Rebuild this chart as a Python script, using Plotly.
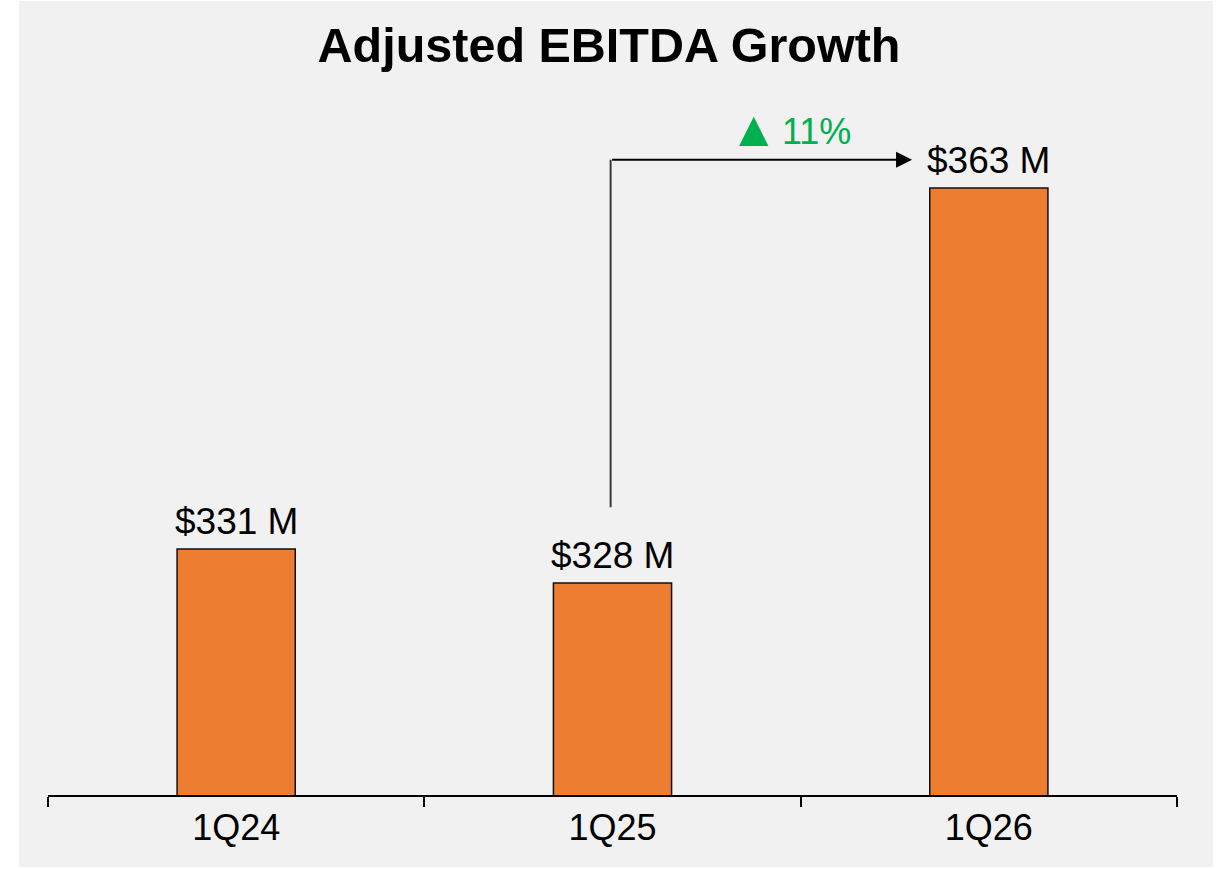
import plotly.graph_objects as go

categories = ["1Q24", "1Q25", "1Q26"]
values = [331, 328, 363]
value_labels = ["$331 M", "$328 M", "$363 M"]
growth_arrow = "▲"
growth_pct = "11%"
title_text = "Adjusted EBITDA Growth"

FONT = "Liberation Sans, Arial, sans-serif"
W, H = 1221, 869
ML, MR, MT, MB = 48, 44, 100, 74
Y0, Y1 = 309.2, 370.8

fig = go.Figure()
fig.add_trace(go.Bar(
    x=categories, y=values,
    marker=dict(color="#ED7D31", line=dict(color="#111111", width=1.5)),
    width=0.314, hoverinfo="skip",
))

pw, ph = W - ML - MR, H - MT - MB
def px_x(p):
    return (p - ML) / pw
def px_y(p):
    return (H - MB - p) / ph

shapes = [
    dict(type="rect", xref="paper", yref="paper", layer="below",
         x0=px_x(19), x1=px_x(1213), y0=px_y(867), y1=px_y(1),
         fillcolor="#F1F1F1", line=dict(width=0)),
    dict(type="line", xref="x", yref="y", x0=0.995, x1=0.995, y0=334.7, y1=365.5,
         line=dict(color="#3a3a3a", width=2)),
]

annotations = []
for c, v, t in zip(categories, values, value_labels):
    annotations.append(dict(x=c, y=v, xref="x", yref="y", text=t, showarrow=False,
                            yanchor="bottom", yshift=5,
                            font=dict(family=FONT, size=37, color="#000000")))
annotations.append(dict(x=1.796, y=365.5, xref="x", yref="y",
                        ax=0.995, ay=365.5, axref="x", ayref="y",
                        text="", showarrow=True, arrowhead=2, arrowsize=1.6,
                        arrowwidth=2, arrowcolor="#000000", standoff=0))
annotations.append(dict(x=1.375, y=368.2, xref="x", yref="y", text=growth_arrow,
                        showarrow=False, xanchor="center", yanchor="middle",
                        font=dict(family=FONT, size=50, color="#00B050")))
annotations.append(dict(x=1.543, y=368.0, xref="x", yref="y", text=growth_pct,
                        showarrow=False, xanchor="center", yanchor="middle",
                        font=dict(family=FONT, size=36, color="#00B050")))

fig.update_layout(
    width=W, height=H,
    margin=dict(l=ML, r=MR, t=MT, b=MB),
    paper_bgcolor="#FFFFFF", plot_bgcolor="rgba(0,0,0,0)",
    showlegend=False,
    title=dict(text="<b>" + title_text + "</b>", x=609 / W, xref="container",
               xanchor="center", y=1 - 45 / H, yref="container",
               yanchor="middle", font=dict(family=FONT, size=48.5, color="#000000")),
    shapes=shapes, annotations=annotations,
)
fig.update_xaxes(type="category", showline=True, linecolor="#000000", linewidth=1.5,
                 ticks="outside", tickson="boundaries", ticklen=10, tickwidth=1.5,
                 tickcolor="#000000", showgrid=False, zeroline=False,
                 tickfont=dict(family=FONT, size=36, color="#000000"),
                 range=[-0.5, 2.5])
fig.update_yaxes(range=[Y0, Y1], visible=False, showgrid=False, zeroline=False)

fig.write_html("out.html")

⁂

DIRECTIONS:
Up to and including the line with "Y0, Y1 = 309.2, 370.8", copy the data above from its first line. Skip pictures.

SOLUTION FOR THIS EXERCISE:
Rebuild this chart as a Python script, using Plotly.
import plotly.graph_objects as go

categories = ["1Q24", "1Q25", "1Q26"]
values = [331, 328, 363]
value_labels = ["$331 M", "$328 M", "$363 M"]
growth_arrow = "▲"
growth_pct = "11%"
title_text = "Adjusted EBITDA Growth"

FONT = "Liberation Sans, Arial, sans-serif"
W, H = 1221, 869
ML, MR, MT, MB = 48, 44, 100, 74
Y0, Y1 = 309.2, 370.8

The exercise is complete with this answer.